I started tinkering with ideas related to text processing, displaying of text content and text re-generation based on texts present on the web.

At the moment I have been taking stories present in shortstories101.com as my source materials

Have written a script that creates a concordance - number of times a word occur in a text.

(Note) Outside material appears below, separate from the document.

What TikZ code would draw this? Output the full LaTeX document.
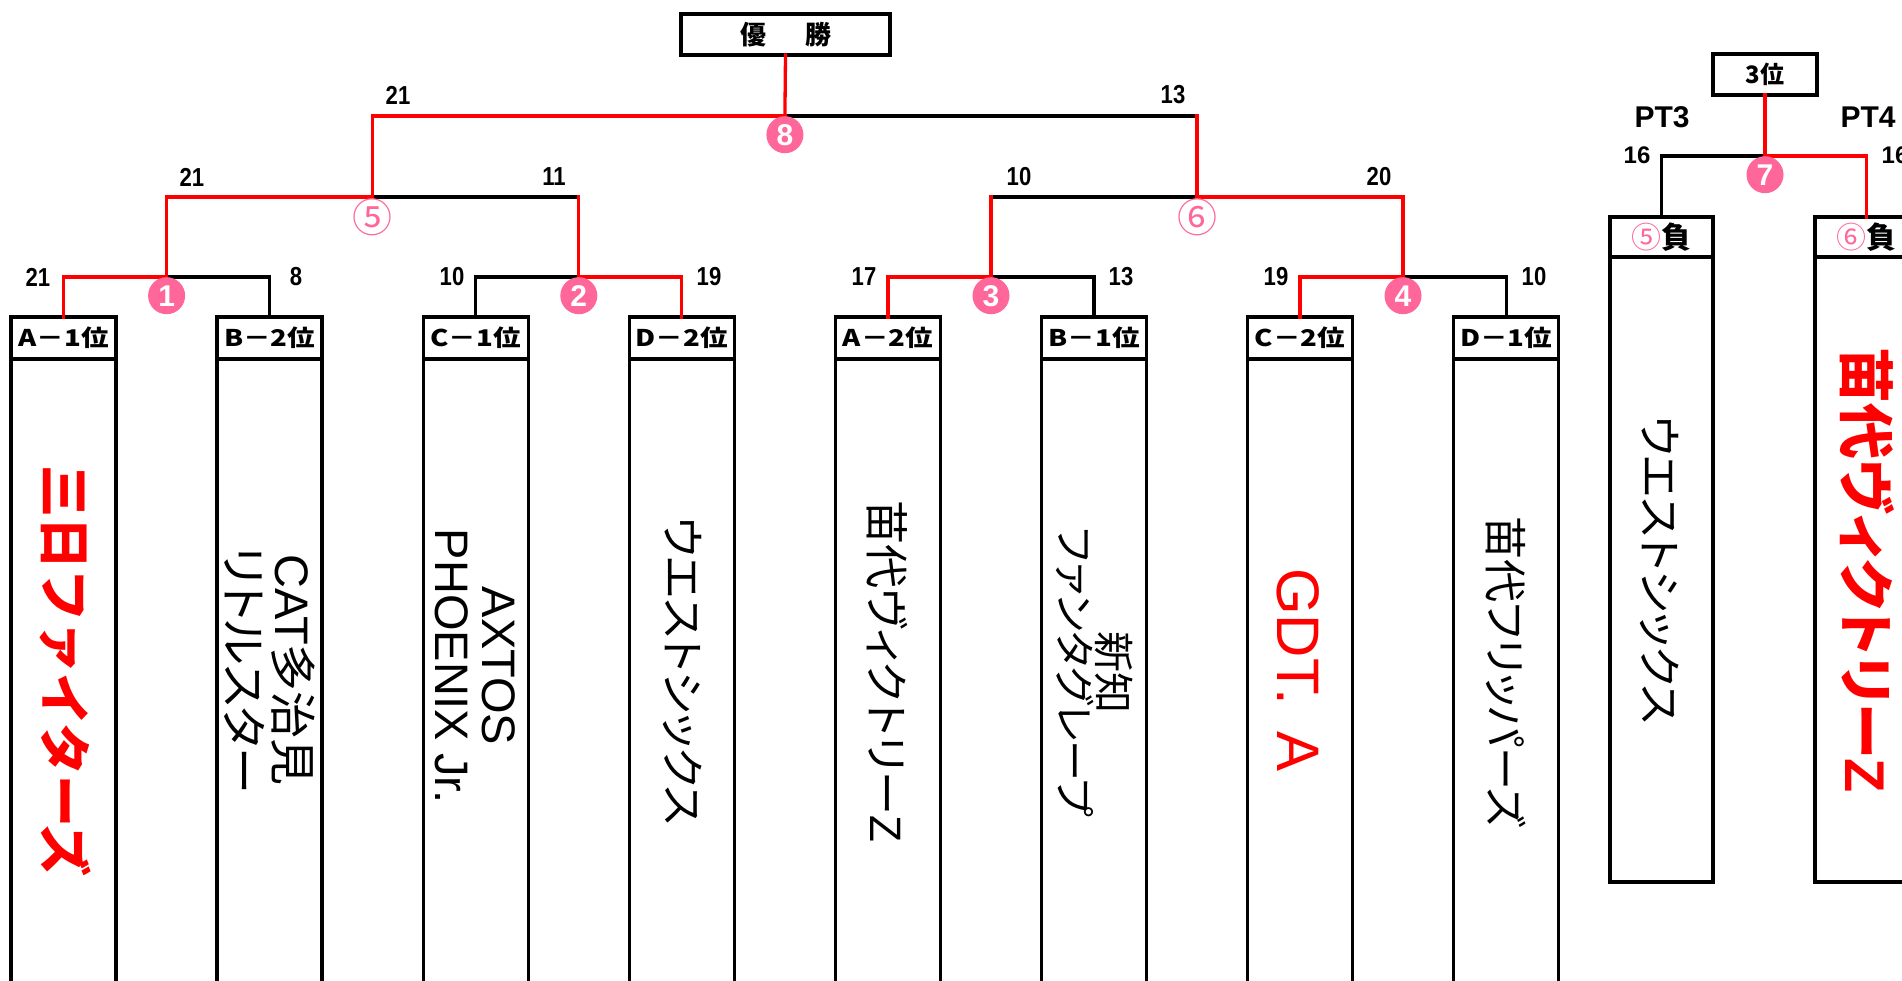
\documentclass[tikz,border=0pt]{standalone}
\usepackage{fontspec}
\setmainfont{Liberation Sans}
\newfontfamily\lat{Liberation Sans}
\newfontfamily\jpf[RawFeature=+palt]{Noto Sans CJK JP}
\newfontfamily\jpm{Noto Sans CJK JP}
\newcommand\fsz[1]{\fontsize{#1}{#1}\selectfont}
\definecolor{pinkc}{RGB}{255,102,153}
\definecolor{redc}{RGB}{255,0,0}
\begin{document}
\begin{tikzpicture}[x=1pt,y=-1pt,
  blk/.style={line width=3.3pt, black, line cap=rect},
  rd/.style={line width=3.3pt, redc, line cap=rect},
  hdr/.style={draw, line width=3.3pt, minimum width=105pt, minimum height=42pt, inner sep=0pt, outer sep=0pt, font=\jpf\bfseries\fsz{23}},
  hdrthird/.style={draw, line width=3.3pt, minimum width=103pt, minimum height=40pt, inner sep=0pt, outer sep=0pt, font=\jpf\bfseries\fsz{30}},
  titlebox/.style={draw, line width=3.3pt, minimum height=41pt, inner sep=0pt, outer sep=0pt},
  bodyline/.style={line width=3.3pt, black},
  dot/.style={circle, fill=pinkc, text=white, minimum size=37pt, inner sep=0pt, font=\lat\bfseries\fsz{30}},
  ring/.style={inner sep=0pt, text=pinkc, font=\jpf\fsz{40}},
  sc/.style={inner sep=0pt, font=\lat\bfseries\fsz{26}, xscale=0.85},
  nm/.style={rotate=-90, align=center, inner sep=0pt}
]
\useasboundingbox (0,0) rectangle (1902,981);
\fill[white] (0,0) rectangle (1902,981);
\clip (0,0) rectangle (1902,981);

% title boxes
\node[titlebox, minimum width=209pt, font=\jpf\bfseries\fsz{26}] (champ) at (785.5,34.5) {優\hspace{1.5em}勝};
\node[titlebox, minimum width=104pt, font=\jpf\bfseries\fsz{24}] (third) at (1765,74.5) {3位};

% team headers
\node[hdr] (h0) at (63.5,338) {\scalebox{1.2}[1]{A－1位}};
\node[hdr] (h1) at (269.6,338) {\scalebox{1.2}[1]{B－2位}};
\node[hdr] (h2) at (475.7,338) {\scalebox{1.2}[1]{C－1位}};
\node[hdr] (h3) at (681.8,338) {\scalebox{1.2}[1]{D－2位}};
\node[hdr] (h4) at (887.9,338) {\scalebox{1.2}[1]{A－2位}};
\node[hdr] (h5) at (1094.0,338) {\scalebox{1.2}[1]{B－1位}};
\node[hdr] (h6) at (1300.1,338) {\scalebox{1.2}[1]{C－2位}};
\node[hdr] (h7) at (1506.2,338) {\scalebox{1.2}[1]{D－1位}};
\node[hdrthird] (h8) at (1661.5,237) {{\mdseries\color{pinkc}⑤}負};
\node[hdrthird] (h9) at (1866.5,237) {{\mdseries\color{pinkc}⑥}負};

% team bodies
\foreach \h in {h0,h1,h2,h3,h4,h5,h6,h7}
  \draw[bodyline] (\h.south west) rectangle ++(105,700);
\draw[bodyline] (h8.south west) rectangle ++(103,625);
\draw[bodyline] (h9.south west) rectangle ++(103,625);

% junctions
\coordinate (m1) at (166.6,277);
\coordinate (m2) at (578.8,277);
\coordinate (m3) at (991,277);
\coordinate (m4) at (1403,277);
\coordinate (s5) at (372.7,197);
\coordinate (s6) at (1197,197);
\coordinate (f8) at (784.9,116);
\coordinate (t7) at (1765,156);

% black (losing) lines
\draw[blk] (m1) -| (h1.north);
\draw[blk] (h2.north) |- (m2);
\draw[blk] (m3) -| (h5.north);
\draw[blk] (m4) -| (h7.north);
\draw[blk] (s5) -- (s5 -| m2);
\draw[blk] (m3 |- s6) -- (s6);
\draw[blk] (f8) -- (f8 -| s6);
\draw[blk] (t7) -| (h8.north);

% red (winning) lines
\draw[rd] (h0.north) |- (m1);
\draw[rd] (m2) -| (h3.north);
\draw[rd] (h4.north) |- (m3);
\draw[rd] (h6.north) |- (m4);
\draw[rd] (m1) |- (s5);
\draw[rd] (s5 -| m2) -- (m2);
\draw[rd] (m3) -- (m3 |- s6);
\draw[rd] (s6) -| (m4);
\draw[rd] (s5) |- (f8);
\draw[rd] (f8 -| s6) -- (s6);
\draw[rd] (champ.south) -- (f8);
\draw[rd] (third.south) -- (t7);
\draw[rd] (t7) -| (h9.north);

% match numbers
\node[dot, anchor=north] (c1) at (m1) {1};
\node[dot, anchor=north] (c2) at (m2) {2};
\node[dot, anchor=north] (c3) at (m3) {3};
\node[dot, anchor=north] (c4) at (m4) {4};
\node[dot, anchor=north] (c8) at (f8) {8};
\node[dot, anchor=north] (c7) at (t7) {7};
\node[ring] (c5) at (372.7,217) {⑤};
\node[ring] (c6) at (1197,217) {⑥};

% scores
\node[sc] (a1) at (38,277) {21};
\node[sc] (a2) at (296,277) {8};
\node[sc] (a3) at (452,277) {10};
\node[sc] (a4) at (709,277) {19};
\node[sc] (a5) at (864,277) {17};
\node[sc] (a6) at (1121,277) {13};
\node[sc] (a7) at (1276,277) {19};
\node[sc] (a8) at (1534,277) {10};
\node[sc] (b1) at (192,177) {21};
\node[sc] (b2) at (554,177) {11};
\node[sc] (b3) at (1019,177) {10};
\node[sc] (b4) at (1379,177) {20};
\node[sc] (f1) at (398,95) {21};
\node[sc] (f2) at (1173,95) {13};
\node[inner sep=0pt, font=\lat\bfseries\fsz{24}] (p1) at (1637,155) {16};
\node[inner sep=0pt, font=\lat\bfseries\fsz{24}] (p2) at (1895,155) {16};
\node[inner sep=0pt, font=\lat\bfseries\fsz{30}] (pt3) at (1662,117) {PT3};
\node[inner sep=0pt, font=\lat\bfseries\fsz{30}] (pt4) at (1868,117) {PT4};

% team names
\node[nm, text=redc, font=\jpm\bfseries\fsz{52}] (n0) at (66,671) {三日ファイターズ};
\node[nm, font=\lat\fontsize{47}{49}\selectfont] (n1) at (270,670) {CAT{\jpf 多治見}\\{\jpf リトルスター}};
\node[nm, font=\lat\fontsize{47}{47}\selectfont] (n2) at (475.5,666) {AXTOS\\PHOENIX Jr.};
\node[nm, font=\jpf\fsz{44}] (n3) at (683,671) {ウエストシックス};
\node[nm, font=\jpf\fsz{44}] (n4) at (887,671) {苗代ヴィクトリー{\lat Z}};
\node[nm, font=\jpf\fontsize{41}{39}\selectfont] (n5) at (1094.5,672) {新知\\ファンタグレープ};
\node[nm, text=redc, font=\lat\fsz{60}] (n6) at (1298,670) {GDT.\hspace{0.45em}A};
\node[nm, font=\jpf\fsz{43}] (n7) at (1506,672) {苗代フリッパーズ};
\node[nm, font=\jpf\fsz{44}] (n8) at (1660,570) {ウエストシックス};
\node[nm, text=redc, font=\jpf\bfseries\fsz{56}] (n9) at (1867,570) {苗代ヴィクトリー{\lat\bfseries Z}};
\end{tikzpicture}
\end{document}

Give a try, remembering the $1 that follow the script has to be the url of a story from http://www.shortstories101.com/

#! /bin/sh

#this script is meant to be used on the stories from the website http://www.shortstories101.com
# $1 = url

DATE=$(date +%H%M-%d%m)
NAME=${DATE}.txt

lynx -dump -nolist $1 > temp1-${NAME}

#get rid of extra info
HEAD=$(grep 'Written by' -n temp1-${NAME} | sed -n 's/^\([0-9]*\)[:].*/\1/p')
TAIL=$(grep '* Currently' -n temp1-${NAME} | sed -n 's/^\([0-9]*\)[:].*/\1/p')
HEAD=$(($HEAD + 3))
TAIL=$(($TAIL - $HEAD ))
awk 'FNR>'${HEAD}'' temp1-${NAME} > temp2-$NAME
awk 'FNR<'${TAIL}'' temp2-${NAME} > temp3-$NAME

cat temp3-$NAME | tr ' ' '\n' | sort | uniq -c | sort -n -r > concordance-$NAME

rm temp*-${NAME}
cat concordance-$NAME

Could be interesting to gather information from a lot of stories present at this site, and having a recombination algorithm mixing them into seemingly coherent new stories.These could be submitted to the same site

Some side-products of the process seem interesting and can point to other directions.